I worked out with my boy Deon for like two hours a day, six days a week. My meals changed. Everything just changed completely, and I definitely see a difference. I’m not mad at them making me get back in the gym. I eat every two and a half hours. I’m always eating. I used to do abs every single day. Three different sets. Now I do abs once a week, and my abs are so much different and so much more defined.

That was the only note they gave you?
Yeah, that was the only thing I had to change. Loved his read, everything was great, but he’s a little chunky. That’s basically what they said. I was like, Damn, really? Okay. Whatever. I’ll do what I have to do for the role, but it’s definitely made eating and the gym a chore as opposed to it being fun. I die when I see people eating pizza.
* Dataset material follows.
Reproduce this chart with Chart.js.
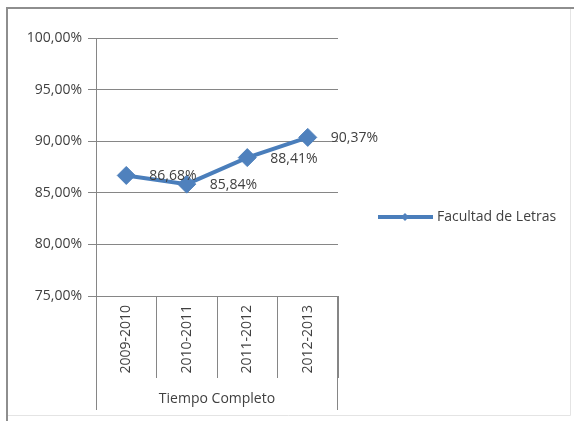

The show is using the first black suitor as a prism to discuss racism. How do you feel about how the race issue is being treated?
Everybody has their own story line. Of course, one of the characters is referred to as a racist. I don’t want to make this season just about racism, because it’s so many other different elements that they’re going to bring to this. This is just one of the things everybody is really talking about. Not only is he a black suitor, but The Bachelor has been on for 20-something seasons and they’ve never had a black bachelor.

Did you know much about the reality-show world before you got the job?
I did watch The Bachelor once or twice. I don’t watch too much reality TV. I don’t even really watch TV. Honestly, I watch Bob’s Burgers. I like cartoons. Really, I do. I like Bob’s Burgers, Family Guy, The Cleveland Show, stuff like that.

Has the way the producers deal with the contestants surprised you?
Yeah, but it’s funny now when I go back, now I want to see about reality shows. It rips the covers off of reality TV. I’m like, Oh my God. I know she was prepped for that. They set her up. They so set her up. It just makes me look at it closely now. I didn’t even realize they build these sets on reality TV. I didn’t even know that. I was so naive. I thought all that was real because it’s reality TV, but our reality TV is basically scripted, too. There is no reality TV.

Yeah, they’re building stories.
One thing about UnREAL — it deals with a lot of things that are going on right now in the world, in a pop cultural kind of way. It talks about racism, or not eating, suicide. It talks about all these different things that reality shows don’t touch on, but it brings it to light and it does it in a way where you can talk about it at the dinner table, and [it’s] not a bad thing to bring up. It makes you have a conversation about it. Especially in this season with Darius, being the first black suitor. Being the first black anything or just the first anything makes it that much bigger. UnREAL is doing things that people haven’t done on TV before. It’s just a great project to be a part of. They’re breaking ground on stuff that’s just been talked about behind closed doors. Now it’s bringing them to light.

What can you do to ensure that Darius comes back for season three?
Probably more shirtless scenes, I’m sure. I was going to take my shirt off but …

No, don’t. This is not Jersey Shore.
[Laughs.] Okay! Watch the show then.

This interview has been edited and condensed.